The same day at 7:00 a.m. (local time), the National Telecommunications Commission (Comisión Nacional de Telecomunicaciones, CONATEL) orchestrated another seizure action, this time against the station Tenondé FM in the city of Coronel Oviedo, also located in the department of Caaguazú.
AMARC condemns the violent action taken against these radio stations operated by the peasant movement. While these stations are being treated as illegal, in fact they are participating in the regularisation procedure organised by CONATEL itself, to resolve the status of these stations and to ensure that Paraguay complies with international standards pertaining to freedom of expression and human rights.
AMARC also expresses its surprise at the different standards applied by CONATEL, when COMUNICA members have denounced the presence, in the same department, of dozens of pirate radio stations not operated by community groups – stations that are not being harassed by authorities because they either enjoy the sympathy of the governing party, or are actually owned by members of the party, according to the spokespersons of COMUNICA.
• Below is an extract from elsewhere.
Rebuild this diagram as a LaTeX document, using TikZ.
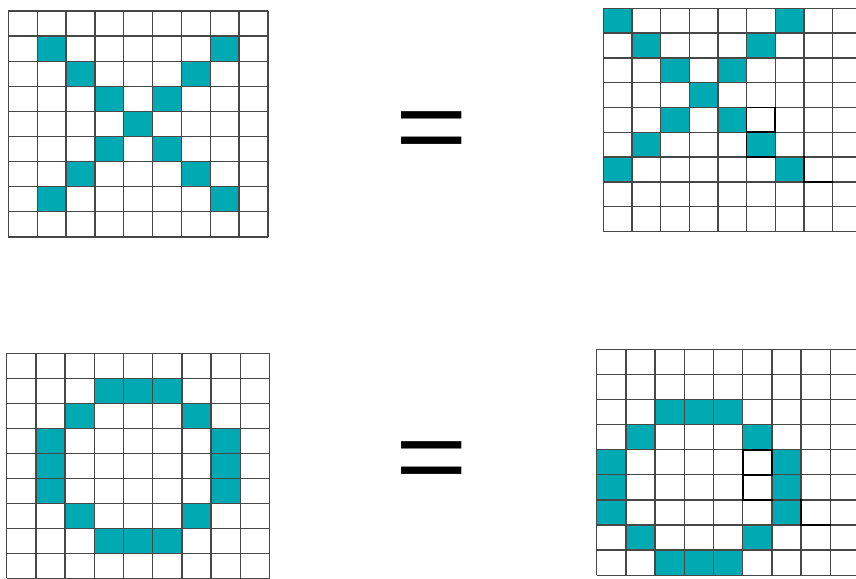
\documentclass[tikz,border=0pt]{standalone}
\usepackage{fontspec}
\setmainfont{Liberation Sans}
\definecolor{tealfill}{RGB}{0,170,178}
\tikzset{
  cellfill/.style={fill=tealfill},
  gridline/.style={draw=black!72, line width=1.3pt},
  markline/.style={draw=black, line width=1.7pt, line cap=rect},
  eqsign/.style={font=\fontsize{124}{124}\selectfont, inner sep=0pt, text=black, yscale=0.82}
}
\newcommand\cellgrid[5]{%
  \begin{scope}[shift={(#1,#2)}, x=#3pt, y=-#4pt]
    \foreach \c/\r in {#5} \fill[cellfill] (\c,\r) rectangle ++(1,1);
    \foreach \i in {0,...,9} {\draw[gridline] (\i,0) -- (\i,9); \draw[gridline] (0,\i) -- (9,\i);}
  \end{scope}}
\newcommand\markpath[4]{%
  \begin{scope}[shift={(#1,#2)}, x=#3pt, y=-#4pt]
    \draw[markline] (5,4) rectangle (6,5);
    \draw[markline] (5,5) -- (5,6) -- (6,6);
    \draw[markline] (7,6) -- (7,7) -- (8,7);
  \end{scope}}
\begin{document}
\begin{tikzpicture}[x=1pt, y=-1pt]
\useasboundingbox (0,0) rectangle (856,578);
% top-left X
\cellgrid{8.3}{11}{28.85}{25.1}{1/1,7/1,2/2,6/2,3/3,5/3,4/4,3/5,5/5,2/6,6/6,1/7,7/7}
% top-right X (shifted)
\cellgrid{603.3}{8.3}{28.65}{24.8}{0/0,6/0,1/1,5/1,2/2,4/2,3/3,2/4,4/4,1/5,5/5,0/6,6/6}
\markpath{603.3}{8.3}{28.65}{24.8}
% bottom-left O
\cellgrid{6.7}{353.3}{29.2}{25}{3/1,4/1,5/1,2/2,6/2,1/3,1/4,1/5,7/3,7/4,7/5,2/6,6/6,3/7,4/7,5/7}
% bottom-right O (shifted)
\cellgrid{596.7}{349.3}{29.2}{25.1}{2/2,3/2,4/2,1/3,5/3,0/4,0/5,0/6,6/4,6/5,6/6,1/7,5/7,2/8,3/8,4/8}
\markpath{596.7}{349.3}{29.2}{25.1}
% equals signs
\node[eqsign] (eqa) at (432,136.5) {=};
\node[eqsign] (eqb) at (432,466.3) {=};
\end{tikzpicture}
\end{document}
Manantial FM is considered by its community to be the radio station “that demonstrates the most solidarity with the community,” because of the important services it provides by offering an avenue through which people and groups with scarce resources are able to express their concerns and suggestions. The National Peasant Union (Unión Campesina Nacional, UCN) runs the station.
Tenondé FM is run by the National Peasant Organisation (Organización Nacional Campesina, ONAC), and has provided over a decade of community service. It is currently working on projects to guarantee transparency in public administration, as well as organising actions of benefit to the public.